◆ Short exercise: Give a verbatim copy of the lines below, minus the pictures.

◆ Material provided:
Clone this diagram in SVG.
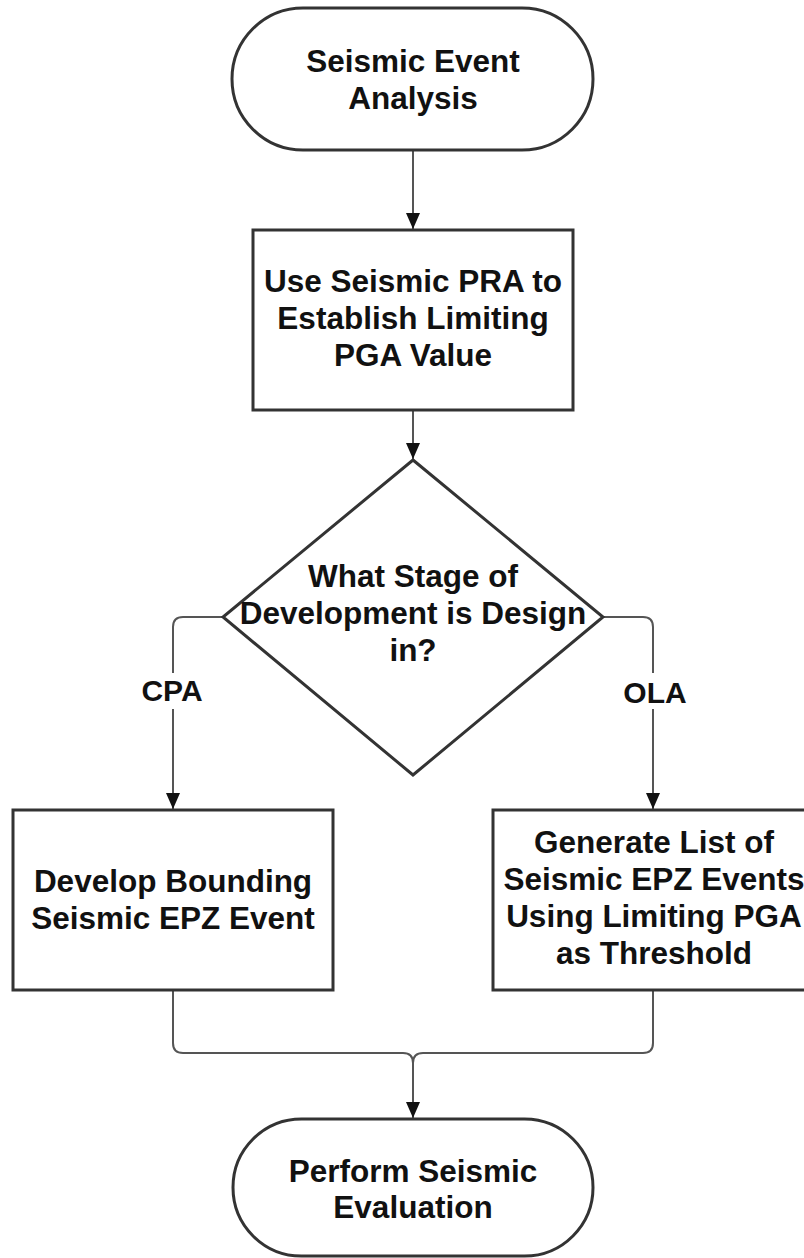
<svg xmlns="http://www.w3.org/2000/svg" width="804" height="1258" viewBox="0 0 804 1258">
  <style>
    .shape { fill: #ffffff; stroke: #333333; stroke-width: 3; }
    .conn { fill: none; stroke: #555555; stroke-width: 2; }
    .txt { font-family: "Liberation Sans", Arial, sans-serif; font-weight: bold; font-size: 31.5px; fill: #111111; text-anchor: middle; }
    .lbl { font-family: "Liberation Sans", Arial, sans-serif; font-weight: bold; font-size: 30px; fill: #111111; text-anchor: middle; }
  </style>
  <defs>
    <marker id="arrow" markerUnits="userSpaceOnUse" viewBox="0 0 16 14" markerWidth="16" markerHeight="14" refX="16" refY="7" orient="auto">
      <path d="M0,0 L16,7 L0,14 Z" fill="#111111"/>
    </marker>
  </defs>
  <rect width="804" height="1258" fill="#ffffff"/>

  <g id="connectors">
    <path class="conn" d="M413,150 V229" marker-end="url(#arrow)"/>
    <path class="conn" d="M413,410 V459" marker-end="url(#arrow)"/>
    <path class="conn" d="M223,617 H183 Q173,617 173,627 V809" marker-end="url(#arrow)"/>
    <path class="conn" d="M603,617 H643 Q653,617 653,627 V809" marker-end="url(#arrow)"/>
    <path class="conn" d="M173,990 V1043 Q173,1053 183,1053 H403 Q413,1053 413,1063 V1118" marker-end="url(#arrow)"/>
    <path class="conn" d="M653,990 V1043 Q653,1053 643,1053 H423 Q413,1053 413,1063"/>
    <rect x="138" y="673" width="70" height="36" fill="#ffffff"/>
    <text class="lbl" x="172" y="701">CPA</text>
    <rect x="618" y="673" width="72" height="36" fill="#ffffff"/>
    <text class="lbl" x="655" y="703">OLA</text>
  </g>

  <g id="start">
    <rect class="shape" x="232" y="8" width="361" height="142" rx="71" ry="71"/>
    <text class="txt" x="413" y="72">Seismic Event</text>
    <text class="txt" x="413" y="109">Analysis</text>
  </g>

  <g id="use-pra">
    <rect class="shape" x="253" y="230" width="320" height="180"/>
    <text class="txt" x="413" y="292">Use Seismic PRA to</text>
    <text class="txt" x="413" y="329">Establish Limiting</text>
    <text class="txt" x="413" y="366">PGA Value</text>
  </g>

  <g id="decision">
    <polygon class="shape" points="413,460 603,617 413,775 223,617"/>
    <text class="txt" x="413" y="587">What Stage of</text>
    <text class="txt" x="413" y="624">Development is Design</text>
    <text class="txt" x="413" y="661">in?</text>
  </g>

  <g id="cpa-box">
    <rect class="shape" x="13" y="810" width="320" height="180"/>
    <text class="txt" x="173" y="892">Develop Bounding</text>
    <text class="txt" x="173" y="929">Seismic EPZ Event</text>
  </g>

  <g id="ola-box">
    <rect class="shape" x="493" y="810" width="320" height="180"/>
    <text class="txt" x="654" y="853">Generate List of</text>
    <text class="txt" x="654" y="890">Seismic EPZ Events</text>
    <text class="txt" x="654" y="927">Using Limiting PGA</text>
    <text class="txt" x="654" y="964">as Threshold</text>
  </g>

  <g id="end">
    <rect class="shape" x="233" y="1119" width="360" height="137" rx="68.5" ry="68.5"/>
    <text class="txt" x="413" y="1182">Perform Seismic</text>
    <text class="txt" x="413" y="1218">Evaluation</text>
  </g>
</svg>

◆ Full output:
Clone this diagram in SVG.
<svg xmlns="http://www.w3.org/2000/svg" width="804" height="1258" viewBox="0 0 804 1258">
  <style>
    .shape { fill: #ffffff; stroke: #333333; stroke-width: 3; }
    .conn { fill: none; stroke: #555555; stroke-width: 2; }
    .txt { font-family: "Liberation Sans", Arial, sans-serif; font-weight: bold; font-size: 31.5px; fill: #111111; text-anchor: middle; }
    .lbl { font-family: "Liberation Sans", Arial, sans-serif; font-weight: bold; font-size: 30px; fill: #111111; text-anchor: middle; }
  </style>
  <defs>
    <marker id="arrow" markerUnits="userSpaceOnUse" viewBox="0 0 16 14" markerWidth="16" markerHeight="14" refX="16" refY="7" orient="auto">
      <path d="M0,0 L16,7 L0,14 Z" fill="#111111"/>
    </marker>
  </defs>
  <rect width="804" height="1258" fill="#ffffff"/>

  <g id="connectors">
    <path class="conn" d="M413,150 V229" marker-end="url(#arrow)"/>
    <path class="conn" d="M413,410 V459" marker-end="url(#arrow)"/>
    <path class="conn" d="M223,617 H183 Q173,617 173,627 V809" marker-end="url(#arrow)"/>
    <path class="conn" d="M603,617 H643 Q653,617 653,627 V809" marker-end="url(#arrow)"/>
    <path class="conn" d="M173,990 V1043 Q173,1053 183,1053 H403 Q413,1053 413,1063 V1118" marker-end="url(#arrow)"/>
    <path class="conn" d="M653,990 V1043 Q653,1053 643,1053 H423 Q413,1053 413,1063"/>
    <rect x="138" y="673" width="70" height="36" fill="#ffffff"/>
    <text class="lbl" x="172" y="701">CPA</text>
    <rect x="618" y="673" width="72" height="36" fill="#ffffff"/>
    <text class="lbl" x="655" y="703">OLA</text>
  </g>

  <g id="start">
    <rect class="shape" x="232" y="8" width="361" height="142" rx="71" ry="71"/>
    <text class="txt" x="413" y="72">Seismic Event</text>
    <text class="txt" x="413" y="109">Analysis</text>
  </g>

  <g id="use-pra">
    <rect class="shape" x="253" y="230" width="320" height="180"/>
    <text class="txt" x="413" y="292">Use Seismic PRA to</text>
    <text class="txt" x="413" y="329">Establish Limiting</text>
    <text class="txt" x="413" y="366">PGA Value</text>
  </g>

  <g id="decision">
    <polygon class="shape" points="413,460 603,617 413,775 223,617"/>
    <text class="txt" x="413" y="587">What Stage of</text>
    <text class="txt" x="413" y="624">Development is Design</text>
    <text class="txt" x="413" y="661">in?</text>
  </g>

  <g id="cpa-box">
    <rect class="shape" x="13" y="810" width="320" height="180"/>
    <text class="txt" x="173" y="892">Develop Bounding</text>
    <text class="txt" x="173" y="929">Seismic EPZ Event</text>
  </g>

  <g id="ola-box">
    <rect class="shape" x="493" y="810" width="320" height="180"/>
    <text class="txt" x="654" y="853">Generate List of</text>
    <text class="txt" x="654" y="890">Seismic EPZ Events</text>
    <text class="txt" x="654" y="927">Using Limiting PGA</text>
    <text class="txt" x="654" y="964">as Threshold</text>
  </g>

  <g id="end">
    <rect class="shape" x="233" y="1119" width="360" height="137" rx="68.5" ry="68.5"/>
    <text class="txt" x="413" y="1182">Perform Seismic</text>
    <text class="txt" x="413" y="1218">Evaluation</text>
  </g>
</svg>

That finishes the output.